**TASK BRIEF**
Exactly repeat the material, dropping only the pictures.

**DATASET EXTRACT**
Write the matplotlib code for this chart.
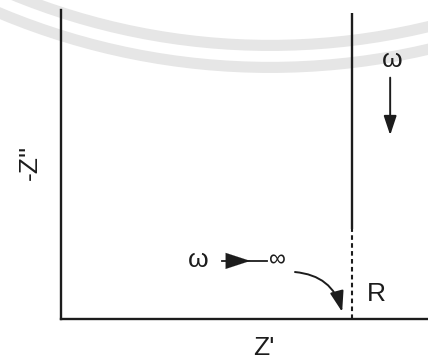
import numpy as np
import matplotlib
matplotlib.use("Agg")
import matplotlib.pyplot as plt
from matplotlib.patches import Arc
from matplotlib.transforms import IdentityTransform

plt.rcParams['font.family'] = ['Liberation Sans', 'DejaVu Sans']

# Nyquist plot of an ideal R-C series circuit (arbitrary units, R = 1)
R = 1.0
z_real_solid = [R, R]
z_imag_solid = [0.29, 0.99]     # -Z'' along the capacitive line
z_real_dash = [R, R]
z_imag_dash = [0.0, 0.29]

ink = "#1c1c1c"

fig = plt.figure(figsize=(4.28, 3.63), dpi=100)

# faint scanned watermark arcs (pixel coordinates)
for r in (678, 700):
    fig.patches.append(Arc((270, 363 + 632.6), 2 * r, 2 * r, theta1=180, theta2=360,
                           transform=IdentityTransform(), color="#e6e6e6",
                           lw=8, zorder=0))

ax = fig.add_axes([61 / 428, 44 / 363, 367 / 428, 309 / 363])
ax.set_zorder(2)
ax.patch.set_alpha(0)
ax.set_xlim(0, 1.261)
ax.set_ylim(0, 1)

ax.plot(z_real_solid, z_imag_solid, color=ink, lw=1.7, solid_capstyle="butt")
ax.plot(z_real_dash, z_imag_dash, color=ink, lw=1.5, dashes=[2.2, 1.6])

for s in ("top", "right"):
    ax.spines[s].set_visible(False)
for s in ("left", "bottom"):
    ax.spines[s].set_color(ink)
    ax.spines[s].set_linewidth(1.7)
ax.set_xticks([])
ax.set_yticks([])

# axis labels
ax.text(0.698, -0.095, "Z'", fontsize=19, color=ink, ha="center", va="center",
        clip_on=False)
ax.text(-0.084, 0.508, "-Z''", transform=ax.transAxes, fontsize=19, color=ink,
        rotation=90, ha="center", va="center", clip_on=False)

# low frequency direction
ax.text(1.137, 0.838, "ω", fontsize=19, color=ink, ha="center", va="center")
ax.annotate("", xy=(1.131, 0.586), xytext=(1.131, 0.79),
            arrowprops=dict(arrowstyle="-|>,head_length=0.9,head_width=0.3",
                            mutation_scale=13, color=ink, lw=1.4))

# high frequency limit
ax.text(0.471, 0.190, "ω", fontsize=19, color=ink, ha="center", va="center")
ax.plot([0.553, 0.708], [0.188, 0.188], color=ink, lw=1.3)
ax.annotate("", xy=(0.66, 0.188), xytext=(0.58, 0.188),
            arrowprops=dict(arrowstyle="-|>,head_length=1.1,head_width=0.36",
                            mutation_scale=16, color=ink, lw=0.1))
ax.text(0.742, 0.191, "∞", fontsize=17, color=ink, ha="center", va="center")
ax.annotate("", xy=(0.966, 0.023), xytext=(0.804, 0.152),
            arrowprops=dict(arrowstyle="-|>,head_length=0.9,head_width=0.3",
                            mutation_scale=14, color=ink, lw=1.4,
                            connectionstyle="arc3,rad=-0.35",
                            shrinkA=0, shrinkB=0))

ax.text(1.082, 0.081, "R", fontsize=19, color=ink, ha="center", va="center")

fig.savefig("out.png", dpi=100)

**TASK RESULT**
Write the matplotlib code for this chart.
import numpy as np
import matplotlib
matplotlib.use("Agg")
import matplotlib.pyplot as plt
from matplotlib.patches import Arc
from matplotlib.transforms import IdentityTransform

plt.rcParams['font.family'] = ['Liberation Sans', 'DejaVu Sans']

# Nyquist plot of an ideal R-C series circuit (arbitrary units, R = 1)
R = 1.0
z_real_solid = [R, R]
z_imag_solid = [0.29, 0.99]     # -Z'' along the capacitive line
z_real_dash = [R, R]
z_imag_dash = [0.0, 0.29]

ink = "#1c1c1c"

fig = plt.figure(figsize=(4.28, 3.63), dpi=100)

# faint scanned watermark arcs (pixel coordinates)
for r in (678, 700):
    fig.patches.append(Arc((270, 363 + 632.6), 2 * r, 2 * r, theta1=180, theta2=360,
                           transform=IdentityTransform(), color="#e6e6e6",
                           lw=8, zorder=0))

ax = fig.add_axes([61 / 428, 44 / 363, 367 / 428, 309 / 363])
ax.set_zorder(2)
ax.patch.set_alpha(0)
ax.set_xlim(0, 1.261)
ax.set_ylim(0, 1)

ax.plot(z_real_solid, z_imag_solid, color=ink, lw=1.7, solid_capstyle="butt")
ax.plot(z_real_dash, z_imag_dash, color=ink, lw=1.5, dashes=[2.2, 1.6])

for s in ("top", "right"):
    ax.spines[s].set_visible(False)
for s in ("left", "bottom"):
    ax.spines[s].set_color(ink)
    ax.spines[s].set_linewidth(1.7)
ax.set_xticks([])
ax.set_yticks([])

# axis labels
ax.text(0.698, -0.095, "Z'", fontsize=19, color=ink, ha="center", va="center",
        clip_on=False)
ax.text(-0.084, 0.508, "-Z''", transform=ax.transAxes, fontsize=19, color=ink,
        rotation=90, ha="center", va="center", clip_on=False)

# low frequency direction
ax.text(1.137, 0.838, "ω", fontsize=19, color=ink, ha="center", va="center")
ax.annotate("", xy=(1.131, 0.586), xytext=(1.131, 0.79),
            arrowprops=dict(arrowstyle="-|>,head_length=0.9,head_width=0.3",
                            mutation_scale=13, color=ink, lw=1.4))

# high frequency limit
ax.text(0.471, 0.190, "ω", fontsize=19, color=ink, ha="center", va="center")
ax.plot([0.553, 0.708], [0.188, 0.188], color=ink, lw=1.3)
ax.annotate("", xy=(0.66, 0.188), xytext=(0.58, 0.188),
            arrowprops=dict(arrowstyle="-|>,head_length=1.1,head_width=0.36",
                            mutation_scale=16, color=ink, lw=0.1))
ax.text(0.742, 0.191, "∞", fontsize=17, color=ink, ha="center", va="center")
ax.annotate("", xy=(0.966, 0.023), xytext=(0.804, 0.152),
            arrowprops=dict(arrowstyle="-|>,head_length=0.9,head_width=0.3",
                            mutation_scale=14, color=ink, lw=1.4,
                            connectionstyle="arc3,rad=-0.35",
                            shrinkA=0, shrinkB=0))

ax.text(1.082, 0.081, "R", fontsize=19, color=ink, ha="center", va="center")

fig.savefig("out.png", dpi=100)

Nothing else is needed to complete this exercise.